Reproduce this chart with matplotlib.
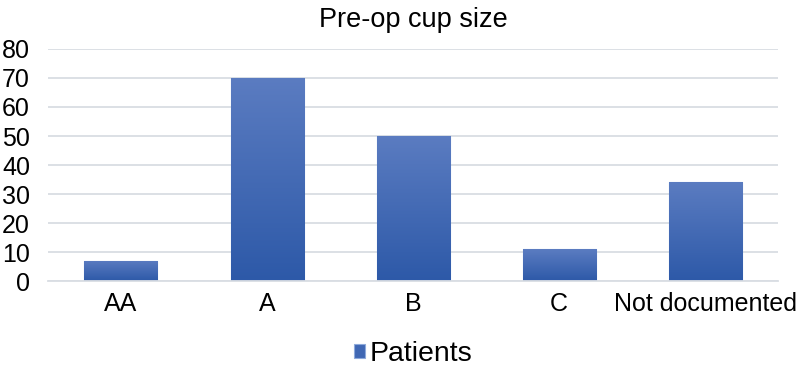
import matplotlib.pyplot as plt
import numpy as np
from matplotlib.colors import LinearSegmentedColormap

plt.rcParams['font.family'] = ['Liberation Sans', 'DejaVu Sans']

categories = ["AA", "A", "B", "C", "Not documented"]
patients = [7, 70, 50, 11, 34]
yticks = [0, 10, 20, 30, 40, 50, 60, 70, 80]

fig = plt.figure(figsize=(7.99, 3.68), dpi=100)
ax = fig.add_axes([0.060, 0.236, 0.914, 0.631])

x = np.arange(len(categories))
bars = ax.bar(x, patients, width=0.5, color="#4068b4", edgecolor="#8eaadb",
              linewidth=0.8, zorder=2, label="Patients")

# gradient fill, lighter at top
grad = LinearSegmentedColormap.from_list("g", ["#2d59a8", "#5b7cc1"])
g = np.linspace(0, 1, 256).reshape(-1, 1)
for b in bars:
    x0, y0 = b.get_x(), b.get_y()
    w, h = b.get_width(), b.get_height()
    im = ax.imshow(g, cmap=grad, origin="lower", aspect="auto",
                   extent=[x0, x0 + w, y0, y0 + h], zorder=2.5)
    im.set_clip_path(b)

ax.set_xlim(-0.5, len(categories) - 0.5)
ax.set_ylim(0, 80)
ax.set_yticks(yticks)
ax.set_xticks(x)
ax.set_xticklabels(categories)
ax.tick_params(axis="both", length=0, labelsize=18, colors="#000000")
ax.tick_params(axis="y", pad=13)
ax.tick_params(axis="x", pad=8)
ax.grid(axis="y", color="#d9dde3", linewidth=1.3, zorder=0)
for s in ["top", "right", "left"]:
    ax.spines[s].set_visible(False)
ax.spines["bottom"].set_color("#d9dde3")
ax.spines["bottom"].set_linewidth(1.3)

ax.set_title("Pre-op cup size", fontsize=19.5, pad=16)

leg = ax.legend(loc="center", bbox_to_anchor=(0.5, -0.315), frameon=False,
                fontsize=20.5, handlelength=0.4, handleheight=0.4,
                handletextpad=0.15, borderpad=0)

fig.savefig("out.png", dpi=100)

———

> _Direction_
Reproduce the material above in full and without alteration, but skip all pictures.

> _Written solution_
Reproduce this chart with matplotlib.
import matplotlib.pyplot as plt
import numpy as np
from matplotlib.colors import LinearSegmentedColormap

plt.rcParams['font.family'] = ['Liberation Sans', 'DejaVu Sans']

categories = ["AA", "A", "B", "C", "Not documented"]
patients = [7, 70, 50, 11, 34]
yticks = [0, 10, 20, 30, 40, 50, 60, 70, 80]

fig = plt.figure(figsize=(7.99, 3.68), dpi=100)
ax = fig.add_axes([0.060, 0.236, 0.914, 0.631])

x = np.arange(len(categories))
bars = ax.bar(x, patients, width=0.5, color="#4068b4", edgecolor="#8eaadb",
              linewidth=0.8, zorder=2, label="Patients")

# gradient fill, lighter at top
grad = LinearSegmentedColormap.from_list("g", ["#2d59a8", "#5b7cc1"])
g = np.linspace(0, 1, 256).reshape(-1, 1)
for b in bars:
    x0, y0 = b.get_x(), b.get_y()
    w, h = b.get_width(), b.get_height()
    im = ax.imshow(g, cmap=grad, origin="lower", aspect="auto",
                   extent=[x0, x0 + w, y0, y0 + h], zorder=2.5)
    im.set_clip_path(b)

ax.set_xlim(-0.5, len(categories) - 0.5)
ax.set_ylim(0, 80)
ax.set_yticks(yticks)
ax.set_xticks(x)
ax.set_xticklabels(categories)
ax.tick_params(axis="both", length=0, labelsize=18, colors="#000000")
ax.tick_params(axis="y", pad=13)
ax.tick_params(axis="x", pad=8)
ax.grid(axis="y", color="#d9dde3", linewidth=1.3, zorder=0)
for s in ["top", "right", "left"]:
    ax.spines[s].set_visible(False)
ax.spines["bottom"].set_color("#d9dde3")
ax.spines["bottom"].set_linewidth(1.3)

ax.set_title("Pre-op cup size", fontsize=19.5, pad=16)

leg = ax.legend(loc="center", bbox_to_anchor=(0.5, -0.315), frameon=False,
                fontsize=20.5, handlelength=0.4, handleheight=0.4,
                handletextpad=0.15, borderpad=0)

fig.savefig("out.png", dpi=100)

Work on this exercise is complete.